Fear and the Art of Redirection
Learn to Conquer Redirect Your Fears for the Biggest Breakthroughs
Were you awkward in eighth grade?
I certainly was. It’s no surprise to anyone that knows me that being a dork was my everyday experience.
On my face hung big thick-framed nerdy glasses, which were not in style.
And I was skinny. Six feet tall, yet only a hundred and forty pounds soaking wet.
Because I was tall, I played basketball — but I wasn’t very good. Coach called me, “the smart player” which I knew wasn’t a compliment.
Fashion sense? I had no idea what that even meant.
I was a teacher’s pet — I always had the answers the teachers were looking for. I could hear the eye rolls from my classmates every day — but I wasn’t deterred.
Being a teacher’s pet, I was nominated by a teacher for an Outstanding Student award hosted by the local Optimist International Club. And I won!
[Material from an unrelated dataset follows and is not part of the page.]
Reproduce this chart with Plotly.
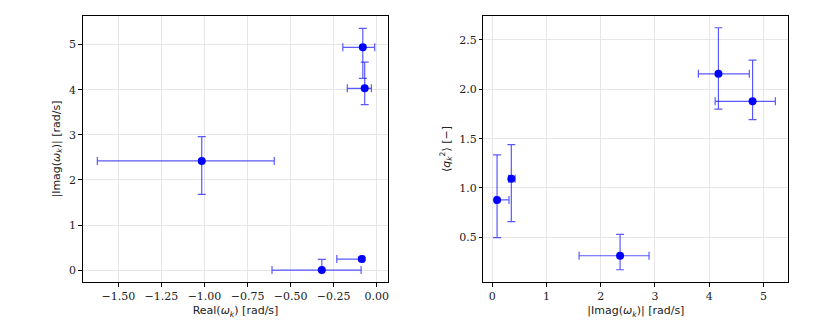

At first, this was pretty great. I got an award that included a very small savings bond that was to go toward my college expenses.
But then the worst happened…
…they said that I had to give a speech to get the award. And not just in front of my peers — in front of adults too.
At that point I didn’t want the award — fear took over my nerdy brain.
“What if I fail? What if I forget what to say? What if I make a fool out of myself?”
All these crazy worst-case scenario thoughts went through my head.
I wanted them to pick someone else as the winner.
As the date for the speech got closer and closer, the fear ratcheted up more and more. I knew that I’d be disappointing my parents and my teachers if I didn’t follow through with the speech. But I hated it more the closer the event approached.
Turns out, I didn’t crash and burn — but I didn’t do great either. I was nervous: I talked very quietly and too fast, and I wanted it to be over quickly.
Several years later, as a part of a Toastmasters group, I took on the fear of public speaking head-on.
One of the most important things I learned in Toastmasters was to understand what nervousness felt like. And to take that nervousness and redirect it into something positive. The key was NOT to eliminate nerves but to recognize them and channel them into something positive.
That little lesson jumped into my vision again as I read through Marie Forelo’s brilliant book, “Everything is Figureoutable.” In the chapter, “How to Deal With the Fear of Anything,” she writes, “Fear is not the enemy. Waiting to stop feeling afraid is.”
She goes on to give examples of experts that still get a healthy dose of fear before they perform.
But it’s not just fear of speaking — it is fear of all kinds. I’ve had several people tell me things like, “Oh I could never go into business for myself — that’s frightening!” The truth is it is scary- so many things could go wrong. But if we fail to act because we’re scared, you’ll never achieve your biggest goals.
What are you afraid of?
What are you telling yourself that you could never do?
A healthy dose of fear might just be telling you exactly what you should be doing next.